The Washington Post announces layoffs in ‘single-digit percentage’

As layoffs deepen across industries, The Washington Post has announced to cut jobs amounting to a “single-digit percentage” from its 2,500-strong workforce.

The newspaper publisher Fred Ryan announced during a town-hall meeting with the employees that the media giant would eliminate some positions in 2023 and some of these positions would be from the newsroom.

The announcement comes amid a season of layoffs throughout the media industry and weeks after the paper said it will eliminate its stand-alone magazine, the newspaper said late on Wednesday.

The newspaper has shut its Sunday magazine and laid off 11 newsroom employees.

Ryan, however, said that they will add new jobs to offset the loss of positions that are “no longer serving readers”, and The Post’s total head count will not be reduced.

However, the Washington Post Guild said “this behaviour is unacceptable from any leader, but especially the leader of a news organisation whose core values include transparency and accountability”.

“There is no justification for The Post to lay off employees during record growth and hiring,” the Guild said in a statement.

The Washington Post said the layoffs were part of a plan to “invest in coverage, products, and people in service of providing high value to our subscribers and new audiences”.

“The Washington Post is evolving and transforming to put our business in the best position for future growth,” it added.

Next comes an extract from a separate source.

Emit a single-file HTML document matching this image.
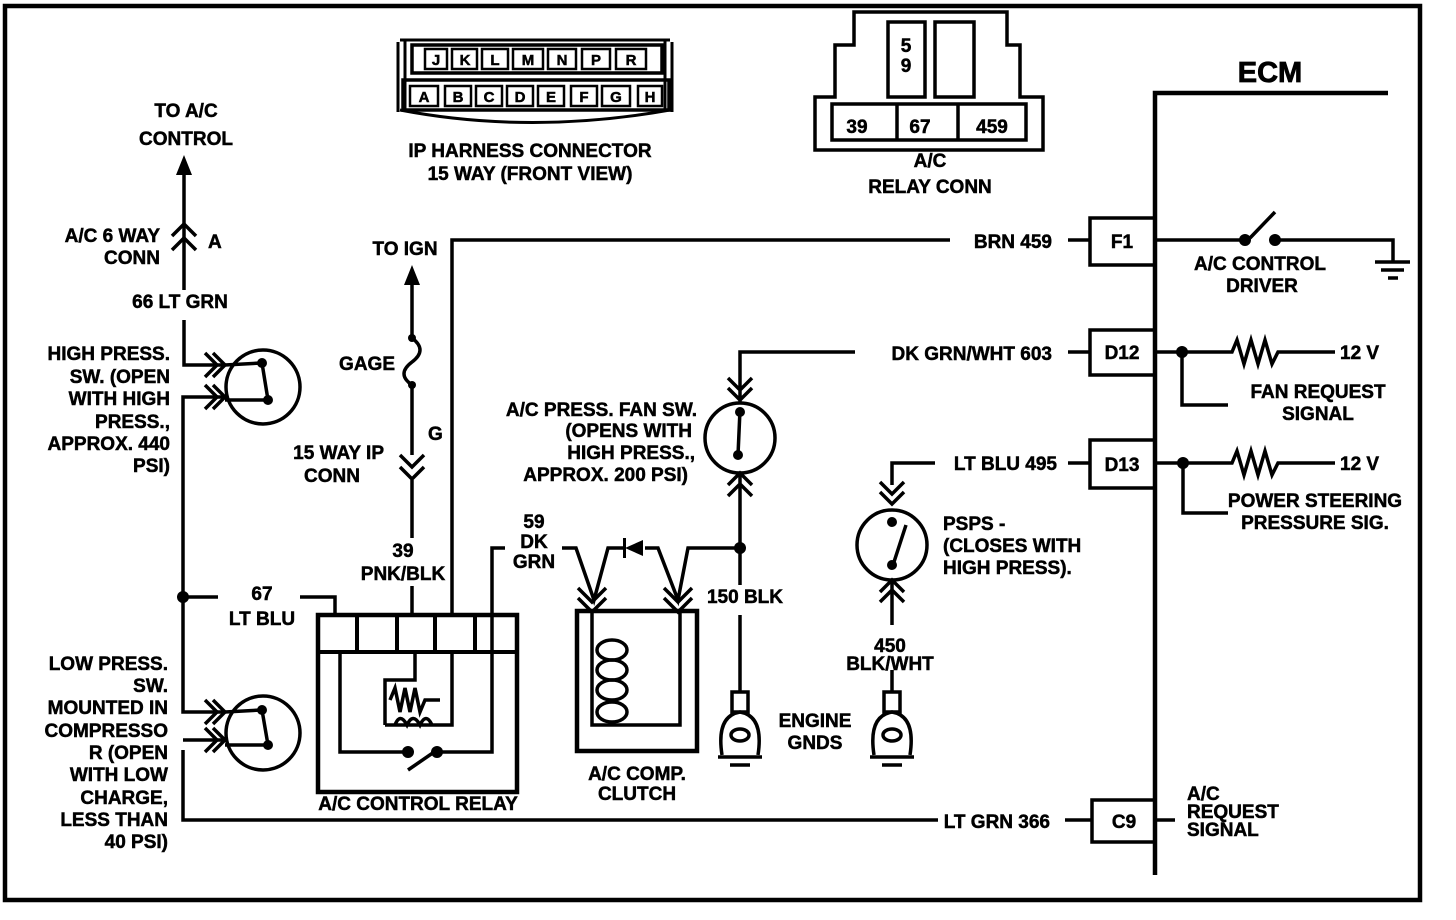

Reports earlier claimed that the newspaper had lost over 500,000 subscribers since US President Joe Biden took over.

Earlier this month, media giant CNN informed employees about layoffs. The move was expected to impact hundreds of staffers at the global news network and mark the deepest cuts to the organisation in years, the company said in an internal memo.

Online news portal BuzzFeed, which also owns the Huffington Post and Complex Networks, has also laid off at least 180 employees or 12 per cent of its workforce, as the media layoffs grow amid the challenging global conditions.

From Warner Bros Discovery to Paramount Global to The Walt Disney Company, media outlets have announced layoffs, hiring freeze and other cost-cutting measures.